Ernst & Young’s Global Insurance Consumer Survey 2012 looked at insurance consumer behaviour and preferences in Canada, and around the world. The company surveyed 24,000 insurance customers globally, including 1,000 Canadians, to better understand what customers want from their insurers. Many of the findings bust some popular myths that abound in the industry.

For one, while technology is of utmost importance, the future is not all about being online. The survey found only 32% of Canadian respondents used the Internet to research insurance and only 7% had actually bought insurance online.

While those numbers are low, insurers need to think about integrating both online and offline channels to meet their customers’ expectations in the future. Most still currently prefer to buy insurance through more traditional channels, but 31% of respondents indicated they will use an insurance quote comparison website in the future.

While online is an important part of the future, it is just one component of an integrated channel management capability that is critical to growth. Insurers need to carefully gauge how current and prospective customers prefer to purchase insurance, and then invest in those channels. Those that determine a more direct sales channel is most appropriate might choose to develop that channel through a more robust online presence, or even consider broker acquisitions.

In any case, customers will continue to look to the Internet and other technology-enabled systems to enhance their insurance service experience, and insurers need to catch up. Many insurers are using out-of-date systems that cannot effectively support online and mobile integration. Investing in new or improved systems can make a big difference when it comes to seamlessly integrating the overall customer experience. Upgraded systems that can make better use of data will also be an advantage when it comes to cross-selling and retention.

Insurers need to realize the old wisdom that customers do not enjoy the sales process and resent insurers trying to sell them additional products simply is not true. In fact, the survey found that, if insurers understand customers’ needs and offer the right proposition in the right way, they can cross-sell, upsell and repeat sell effectively.

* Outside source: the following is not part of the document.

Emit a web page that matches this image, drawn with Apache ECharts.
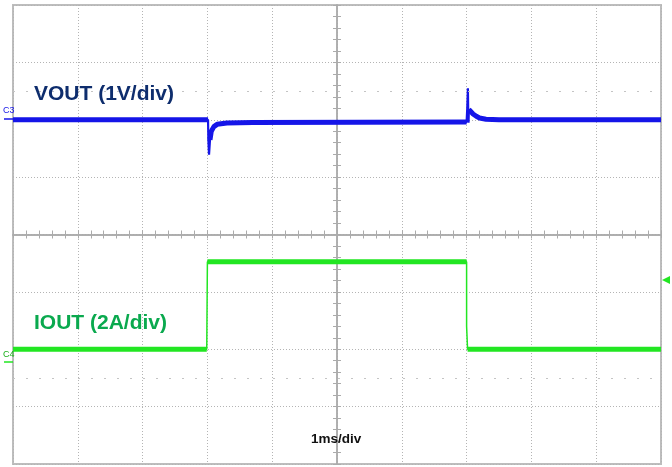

Despite these preferences, most insurance companies fail to take advantage of opportunities to market additional policies to clients, apart from auto and home. To cross-sell effectively, insurers need to ask how they can demonstrate that another purchase from the same provider is either easier or a better value than going to another insurer. Online channels, for their part, should offer easy-to-understand, unbundled products with clear up-sell options, enabling customers to build into the product the value that meets their specific needs.

In addition, by developing valuable loyalty or points programs, insurers can make these extra purchases even more attractive. Soon, reward programs will be more than just nice-to-have; consumers will expect them.

BEYOND PRICE

Tied to that, another notable survey finding was that buying insurance is not all about price. Make no mistake, price is critical, but other factors, such as brand and service, are increasing in importance as prices converge. Harnessing new technologies like vehicle telematics, for example, can provide real-time data delivery.

And this idea extends beyond simply gathering relevant market data. Think about the possibility of identifying an accident the moment it occurs, and being able to start the claims process immediately.

Similar opportunities exist when it comes to homeowners’ insurance, too. Sophisticated video monitors and intelligent security systems might transmit real-time data that insurers can, in turn, respond to in real time, providing a powerful customer experience.

Ultimately, consumers want control, predictability and service – and finding ways to give them those things will be critical to retaining them. While data management and analytics have been a fundamental element of insurance operations for decades, a new era of big data means insurers can fine tune that analysis to gain even deeper insight into customer behaviour and better offer products and service to meet their needs at the right time, and in the right place.

New technologies also provide myriad opportunities for insuring new and emerging risks. Cyber liability, for example, is an important emerging exposure area. And with the recent explosion of mobile and cloud computing, the fear of corporate and public data breaches is more real than ever before.

While possibilities for insuring new risks are easy to find – and often present a seemingly straightforward opportunity to gain significant market share and profits – insurers need to overcome a lack of historical data that would help to model price, coverage and underwriting.

A number of mergers and acquisitions have been seen in the Canadian p&c industry as of late, and for good reason. These types of deals can provide access to underwriting and loss data for different products and markets, and growth via new distribution networks and expanded geographies – all leading to more targeted and relevant customer experiences.

Of course, growing in this way is not without risk. Merging different company cultures and systems can be challenging, and while access to historical information might seem easy, problems with integrating different systems can make that data irrelevant.

Finally, insurers need to use the personal information entrusted to them by their customers with the utmost prudence. While most people are willing to share personal data in exchange for a benefit, insurers take on risk upon accepting that data. Putting in place data security systems is not an option, but rather a necessity to safeguard the trust of the customer.

While it is clear that rapid advances in technology can provide many opportunities, customer service remains a key competitive advantage and insurers need to allocate adequate resources to meet these rising demand expectations – or risk being left behind as customers seek alternatives.